Tuxtla Gutierrez Institute of Technology
- Motto: Ciencia y Tecnología con un Sentido Humano
- Motto in English: Science and Technology with a Human Sense
- Type: Public University
- Established: August 22, 1972
- Affiliations: CONACyT, ANUIES, IEEE, CONAIC.
- Rector: José Manuel Rosado Pérez, Ph.D.
- Location: Tuxtla Gutiérrez, Chiapas, Mexico 16°45′27″N 93°10′20″W﻿ / ﻿16.757433°N 93.172317°W
- Website: www.ittg.edu.mx Website

= Tuxtla Gutierrez Institute of Technology =

Public university in Chiapas, Mexico

The Tuxtla Gutierrez Institute of Technology is a campus of the National Technological Institute of Mexico.

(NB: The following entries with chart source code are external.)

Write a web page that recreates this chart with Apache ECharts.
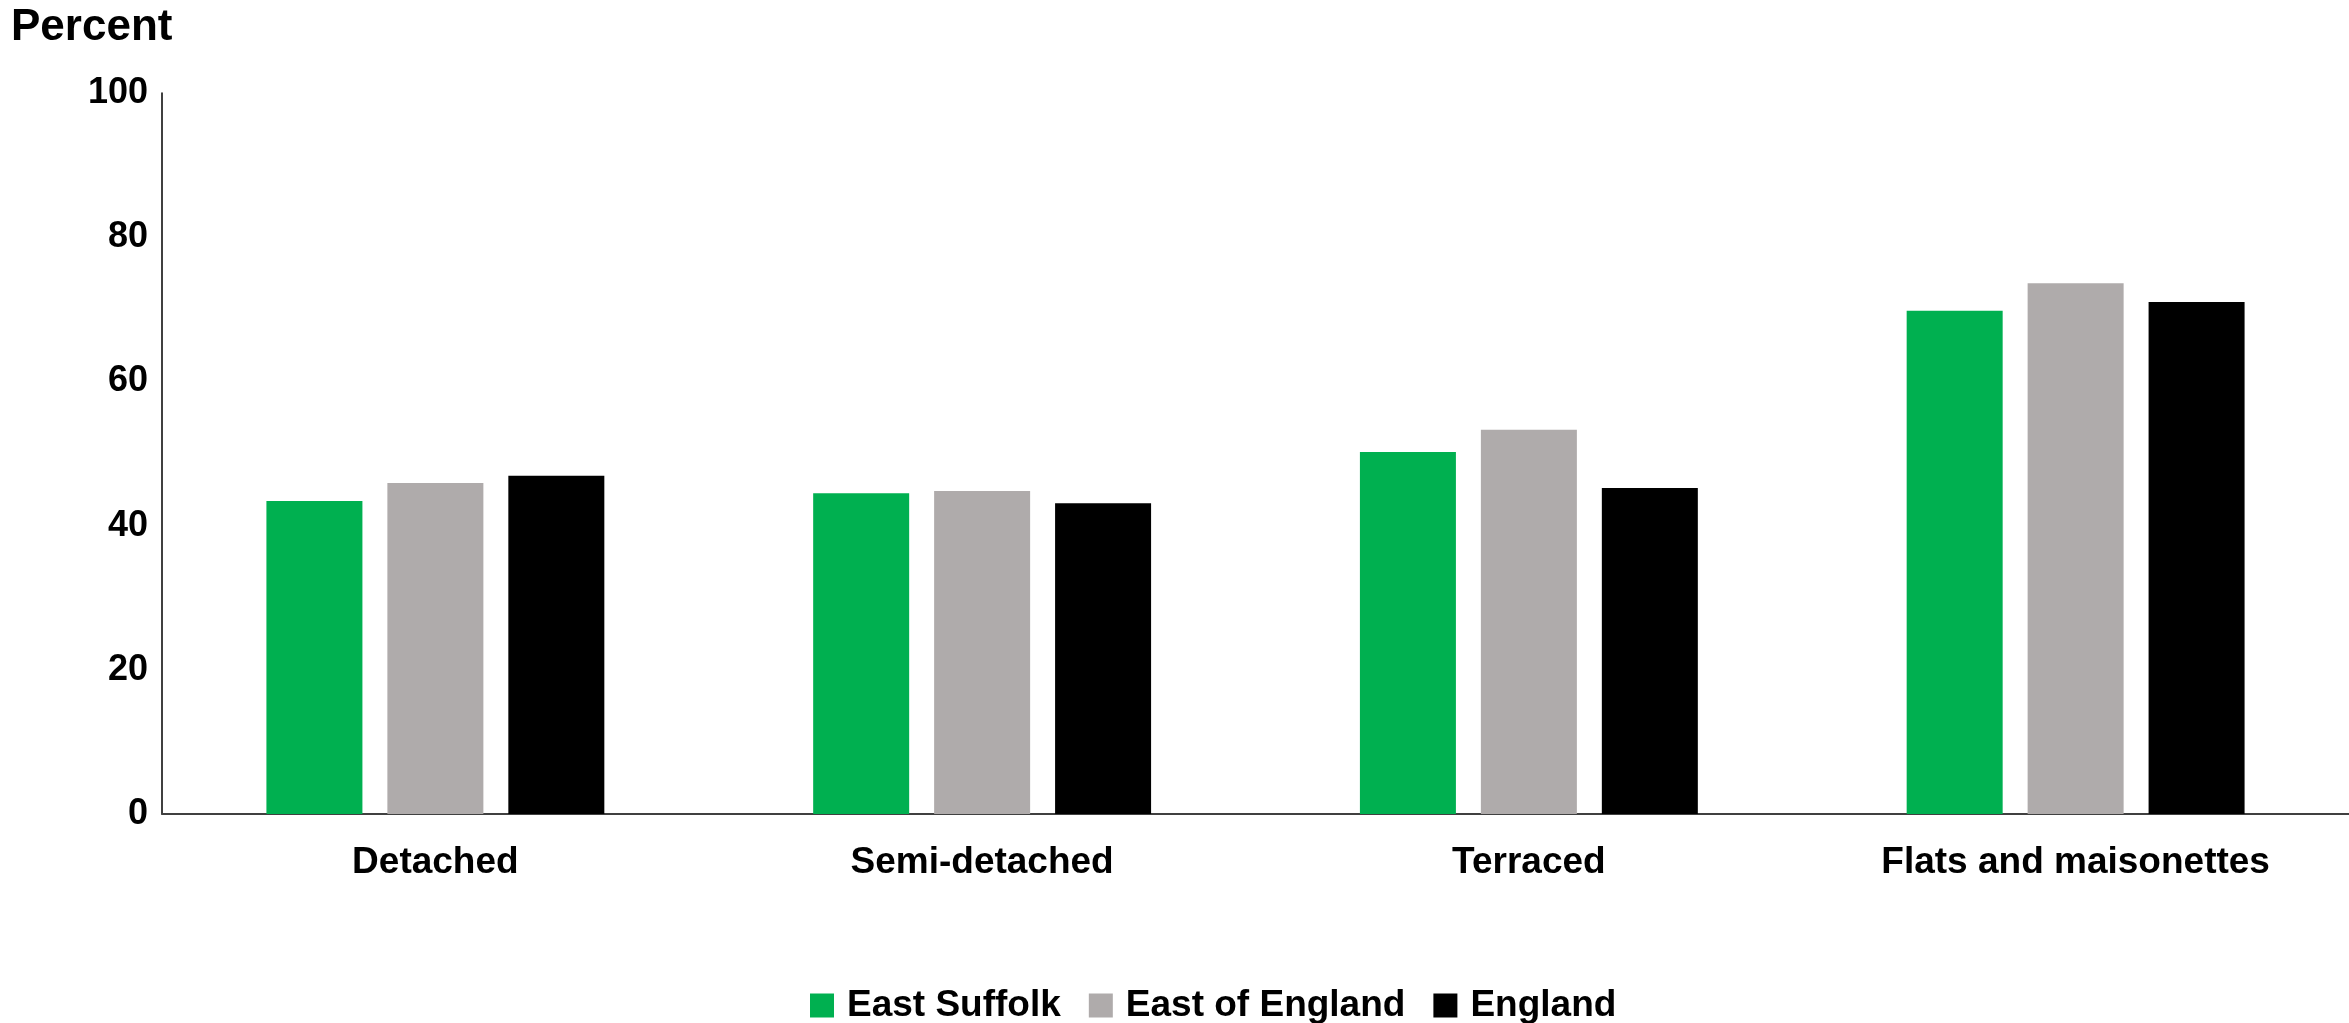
<!DOCTYPE html>
<html>
<head>
<meta charset="utf-8">
<script src="https://cdn.jsdelivr.net/npm/echarts@6/dist/echarts.min.js"></script>
<style>
html,body{margin:0;padding:0;background:#fff;}
#chart{width:2349px;height:1023px;}
</style>
</head>
<body>
<div id="chart"></div>
<script>
const categories = ['Detached', 'Semi-detached', 'Terraced', 'Flats and maisonettes'];
const eastSuffolk = [43.4, 44.5, 50.2, 69.8];
const eastOfEngland = [45.9, 44.8, 53.3, 73.6];
const england = [46.9, 43.1, 45.2, 71.0];
const yTicks = [0, 20, 40, 60, 80, 100];

const FONT = '"Liberation Sans", Arial, Helvetica, sans-serif';
const chart = echarts.init(document.getElementById('chart'));
chart.setOption({
  animation: false,
  backgroundColor: '#ffffff',
  title: {
    text: 'Percent',
    left: 6,
    top: 1,
    textStyle: { fontFamily: FONT, fontWeight: 'bold', fontSize: 44, color: '#000' }
  },
  legend: {
    data: ['East Suffolk', 'East of England', 'England'],
    left: 805,
    top: 982,
    itemWidth: 24,
    itemHeight: 24,
    itemGap: 28,
    icon: 'rect',
    textStyle: { fontFamily: FONT, fontWeight: 'bold', fontSize: 37, color: '#000', padding: [0, 0, 0, 8] }
  },
  grid: { left: 162, right: 0, top: 93, bottom: 209, containLabel: false },
  xAxis: {
    type: 'category',
    data: categories,
    axisLine: { show: true, lineStyle: { color: '#404040', width: 2 } },
    axisTick: { show: false },
    axisLabel: { fontFamily: FONT, fontWeight: 'bold', fontSize: 37, color: '#000', margin: 30 }
  },
  yAxis: {
    type: 'value',
    min: yTicks[0],
    max: yTicks[yTicks.length - 1],
    interval: 20,
    axisLine: { show: true, lineStyle: { color: '#000', width: 1.5 } },
    axisTick: { show: false },
    splitLine: { show: false },
    axisLabel: { fontFamily: FONT, fontWeight: 'bold', fontSize: 36, color: '#000', margin: 14 }
  },
  series: [
    { name: 'East Suffolk', type: 'bar', data: eastSuffolk, barWidth: 96, barGap: '26%', itemStyle: { color: '#00b050' } },
    { name: 'East of England', type: 'bar', data: eastOfEngland, barWidth: 96, barGap: '26%', itemStyle: { color: '#afabab' } },
    { name: 'England', type: 'bar', data: england, barWidth: 96, barGap: '26%', itemStyle: { color: '#000000' } }
  ]
});
</script>
</body>
</html>
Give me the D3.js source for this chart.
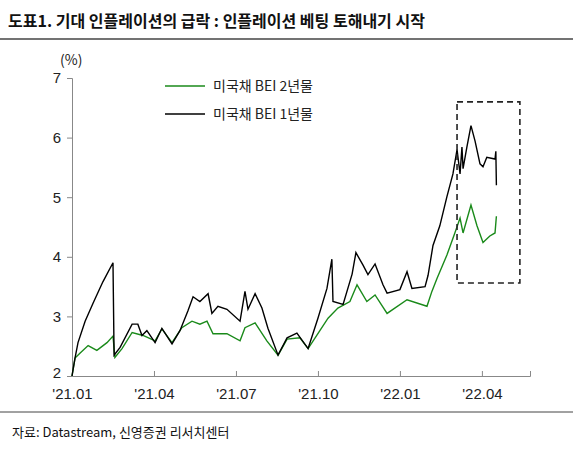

The Tuxtla Gutierrez Institute of Technology (in Spanish, Instituto Tecnológico de Tuxtla Gutiérrez, ITTG) is a public university of technology in the city of Tuxtla Gutierrez, Chiapas, Mexico. It is a public institution of higher education, part of the National System of Technological Institutes of Mexico. The institute is affiliated with the National Association of Universities and Institutions of Higher Education (ANUIES), South-East area.

It was founded on October 22, 1972, by the then State Governor, Dr. Manuel Velasco Suarez, initially under the name of Regional Technological Institute of Tuxtla Gutierrez (ITRTG), then was called the Tuxtla Gutierrez of Technological Institute (ITTG).

ITTG is considered one of the top two houses of study of the state of Chiapas, along with the University of Science and Arts of Chiapas. Their motto is Science and Technology with a Human Sense and its director is José Manuel Rosado Pérez, Ph.D.

It has two extensions: one in the neighboring town of Chiapa de Corzo and the other in the city of Bochil. ITTG has a Graduate Center for Studies in Mechatronics Master of Science, Master of Science in Biochemical Engineering and a Doctorate of Science in Biotechnology.